S’agissant de l’épisode du Camp Koundara où il y a eu la tentative d’assassinat d’El Dadis, est-ce qu’il était surpris de voir celui-ci saint et sauf ? Il a expliqué longuement ce qui s’estpassé au camp Koundara avant de répondre : « Je ne suis pas surpris, parce que je ne suis pas le maître de l’âme de quelqu’un. L’âme appartient à Dieu,  le maître des cieux ». Est-ce que vous avez constaté le pouvoir dans la rue ?  « C’est le président qui a exprimé cela. A l’époque, personne ne pouvait nous arracher le pouvoir ».  Normalement, c’est la police et la gendarmerie qui assurent le maintien d’ordre, mais ce jour comme vous le dites, il y a eu des infiltrés ; à qui vous imputez cela ? Sans hésiter, Toumba répond : « Au président de la République à l’époque, Dadis ». En tant que président de la République ? «Non pas seulement, il était le commandant en chef des forces armées, le commandant du régiment.  Il était avec des gens que j’ai vus à  Landreah. Donc, c’est lui qui est responsable. Je vous ai expliqué son état d’âme, il a dit : ‘’le pouvoir est dans la rue, il faut les mâter, ils vont le regretter ‘’.Tout cela veut dire que c’est lui ».

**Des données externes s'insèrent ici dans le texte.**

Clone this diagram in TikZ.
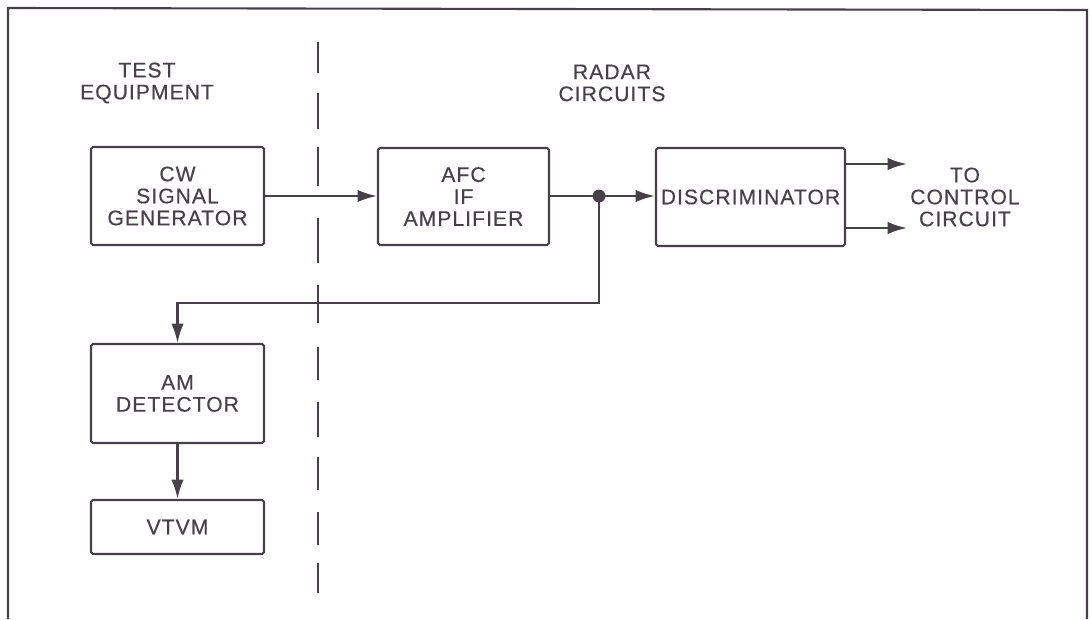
\documentclass[tikz,border=0pt]{standalone}
\usepackage{fontspec}
\setmainfont{Liberation Sans}[LetterSpace=5, FakeBold=0.4]
\usetikzlibrary{arrows.meta}
\definecolor{ink}{RGB}{72,64,72}
\tikzset{
	blk/.style={draw=ink, line width=1.2pt, inner sep=0pt, align=center, rounded corners=1pt, text=ink},
	lbl/.style={align=center, inner sep=0pt, text=ink},
	sig/.style={draw=ink, line width=1.2pt, -{Latex[length=11pt, width=7pt]}},
}
\begin{document}
\begin{tikzpicture}[x=0.02cm, y=-0.02cm, font=\fontsize{12}{12.5}\selectfont]
	\useasboundingbox (0,0) rectangle (1092,619);
	% frame, open at the bottom
	\draw[ink, line width=1.2pt] (8,619)--(8,8)--(1087,10)--(1087,619);
	% dashed divider
	\foreach \a/\b in {42/73, 93/129, 147/186, 218/263, 285/323, 347/380, 402/437, 457/490, 512/545, 563/593} \draw[ink, line width=1.2pt] (318,\a)--(318,\b);
	\node[lbl] (test) at (147,83) {TEST\\EQUIPMENT};
	\node[lbl] (radar) at (612,83) {RADAR\\CIRCUITS};
	\node[blk, minimum width=3.46cm, minimum height=1.96cm] (cw) at (177.5,196) {CW\\SIGNAL\\GENERATOR};
	\node[blk, minimum width=3.42cm, minimum height=1.94cm] (afc) at (463.5,196.5) {AFC\\IF\\AMPLIFIER};
	\node[blk, minimum width=3.78cm, minimum height=1.96cm] (disc) at (750.5,197) {DISCRIMINATOR};
	\node[blk, minimum width=3.46cm, minimum height=1.98cm] (am) at (177.5,393.5) {AM\\DETECTOR};
	\node[blk, minimum width=3.46cm, minimum height=1.08cm] (vtvm) at (177.5,527) {VTVM};
	\node[lbl] (ctrl) at (965,197) {TO\\CONTROL\\CIRCUIT};
	\node[circle, fill=ink, inner sep=0pt, minimum size=0.26cm] (split) at (599,196) {};
	\coordinate (turn) at (599,303);
	\coordinate (outa) at (907,164);
	\coordinate (outb) at (907,228);
	\draw[sig] (cw.east |- split) -- (afc.west |- split);
	\draw[ink, line width=1.2pt] (afc.east |- split) -- (split.center);
	\draw[sig] (split.center) -- (disc.west |- split);
	\draw[sig] (split.center) -- (turn) -| (am.north);
	\draw[sig] (am) -- (vtvm);
	\draw[sig] (disc.east |- outa) -- (outa);
	\draw[sig] (disc.east |- outb) -- (outb);
\end{tikzpicture}
\end{document}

Me Antoinette Ouédraogo, avocate de Dadis, pose la question de  savoir si le concept garde-parallèle existe dans les textes de loi du pays ? «J’ai utilisé ce mot, pour éviter de dire les choses comme telle, pour ne pas heurter d’autres personnes. Non ça n’existe pas dans nos textes de loi.  Mais le coup d’Etat aussi n’existe pas dans les textes de loi », réplique Toumba.

Les avocats continuent de poser les questions à l’accusé. Les mêmes questions reviennent. Comme l’a dit un avocat, c’est pour savoir si l’accusé est constant dans ses déclarations, depuis le début de son interrogatoire.